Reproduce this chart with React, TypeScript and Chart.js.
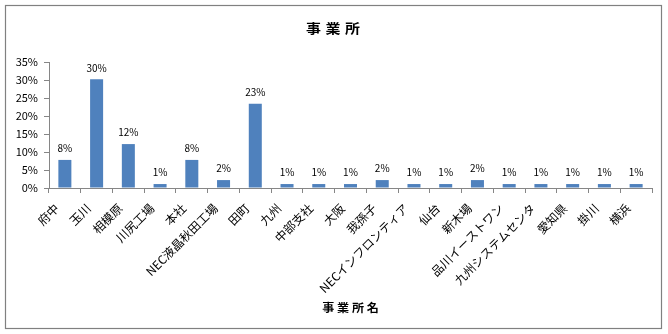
import React, { useEffect, useRef } from "react";
import { Chart, registerables } from "chart.js";

Chart.register(...registerables);

const chartTitle = "事業所";
const axisTitle = "事業所名";
const categories = [
  "府中",
  "玉川",
  "相模原",
  "川尻工場",
  "本社",
  "NEC液晶秋田工場",
  "田町",
  "九州",
  "中部支社",
  "大阪",
  "我孫子",
  "NECインフロンティア",
  "仙台",
  "新木場",
  "品川イーストワン",
  "九州システムセンタ",
  "愛知県",
  "掛川",
  "横浜",
];
const shares = [7.8, 30.2, 12.2, 1.1, 7.8, 2.2, 23.4, 1.1, 1.1, 1.1, 2.2, 1.1, 1.1, 2.2, 1.1, 1.1, 1.1, 1.1, 1.1];
const yMin = 0;
const yMax = 35;
const yStep = 5;

const FONT = "'Noto Sans CJK JP', 'Noto Sans', sans-serif";
const AXIS_GRAY = "#868686";
const BAR_BLUE = "#4F81BD";

export default function App() {
  const ref = useRef<HTMLCanvasElement>(null);

  useEffect(() => {
    document.body.style.margin = "0";
    const canvas = ref.current!;
    const ctx = canvas.getContext("2d")!;

    const decor = {
      id: "decor",
      beforeDraw(chart: any) {
        const c = chart.ctx;
        c.save();
        c.fillStyle = "#ffffff";
        c.fillRect(0, 0, chart.width, chart.height);
        c.strokeStyle = "#808080";
        c.lineWidth = 1.2;
        c.strokeRect(5.5, 5.5, 656, 323);
        c.restore();
      },
      afterDatasetsDraw(chart: any) {
        const c = chart.ctx;
        const meta = chart.getDatasetMeta(0);
        c.save();
        c.fillStyle = "#000";
        c.font = `10px ${FONT}`;
        c.textAlign = "center";
        c.textBaseline = "middle";
        meta.data.forEach((bar: any, i: number) => {
          c.fillText(Math.round(shares[i]) + "%", bar.x, bar.y - 11.5);
        });
        c.restore();
      },
      afterDraw(chart: any) {
        const c = chart.ctx;
        const area = chart.chartArea;
        c.save();
        c.fillStyle = "#000";
        c.textBaseline = "middle";
        c.textAlign = "left";
        // chart title
        c.font = `bold 13px ${FONT}`;
        (c as any).letterSpacing = "4px";
        const tw = c.measureText(chartTitle).width - 4;
        c.translate(333, 28);
        c.scale(1.15, 1);
        c.fillText(chartTitle, -tw / 2, 0);
        c.setTransform(1, 0, 0, 1, 0, 0);
        // axis title
        c.font = `bold 11px ${FONT}`;
        (c as any).letterSpacing = "2.5px";
        const aw = c.measureText(axisTitle).width - 2.5;
        c.translate((area.left + area.right) / 2, 307.5);
        c.scale(1.1, 1);
        c.fillText(axisTitle, -aw / 2, 0);
        c.restore();
      },
    };

    const chart = new Chart(ctx, {
      type: "bar",
      data: {
        labels: categories,
        datasets: [
          {
            data: shares,
            backgroundColor: BAR_BLUE,
            borderWidth: 0,
            barPercentage: 0.41,
            categoryPercentage: 1,
          },
        ],
      },
      options: {
        responsive: false,
        devicePixelRatio: 1,
        animation: false,
        layout: { padding: { top: 62, right: 16, bottom: 0, left: 0 } },
        plugins: {
          legend: { display: false },
          title: { display: false },
          tooltip: { enabled: false },
        },
        scales: {
          x: {
            offset: true,
            grid: {
              display: true,
              offset: true,
              drawOnChartArea: false,
              drawTicks: true,
              tickLength: 5,
              color: AXIS_GRAY,
            },
            border: { display: true, color: AXIS_GRAY, width: 1 },
            ticks: {
              autoSkip: false,
              minRotation: 45,
              maxRotation: 45,
              color: "#000",
              padding: 8,
              labelOffset: -8,
              font: { family: FONT, size: 12 },
            },
            afterFit: (s: any) => {
              s.height = 146;
            },
          },
          y: {
            min: yMin,
            max: yMax,
            grid: {
              display: true,
              drawOnChartArea: false,
              drawTicks: true,
              tickLength: 5,
              color: AXIS_GRAY,
            },
            border: { display: true, color: AXIS_GRAY, width: 1 },
            ticks: {
              stepSize: yStep,
              color: "#000",
              padding: 6,
              font: { family: FONT, size: 11 },
              callback: (v: any) => v + "%",
            },
            afterFit: (s: any) => {
              s.width = 49;
            },
          },
        },
      },
      plugins: [decor],
    });

    return () => chart.destroy();
  }, []);

  return (
    <div style={{ position: "fixed", left: 0, top: 0, width: 668, height: 334 }}>
      <canvas ref={ref} width={668} height={334} style={{ display: "block", width: 668, height: 334 }} />
    </div>
  );
}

○ ○ ○ ○

Write out each line of the listing above, exactly, from its first line to the line holding "Chart.register(...registerables);", inclusive. Skip the pictures.

**TASK RESULT**.
Reproduce this chart with React, TypeScript and Chart.js.
import React, { useEffect, useRef } from "react";
import { Chart, registerables } from "chart.js";

Chart.register(...registerables);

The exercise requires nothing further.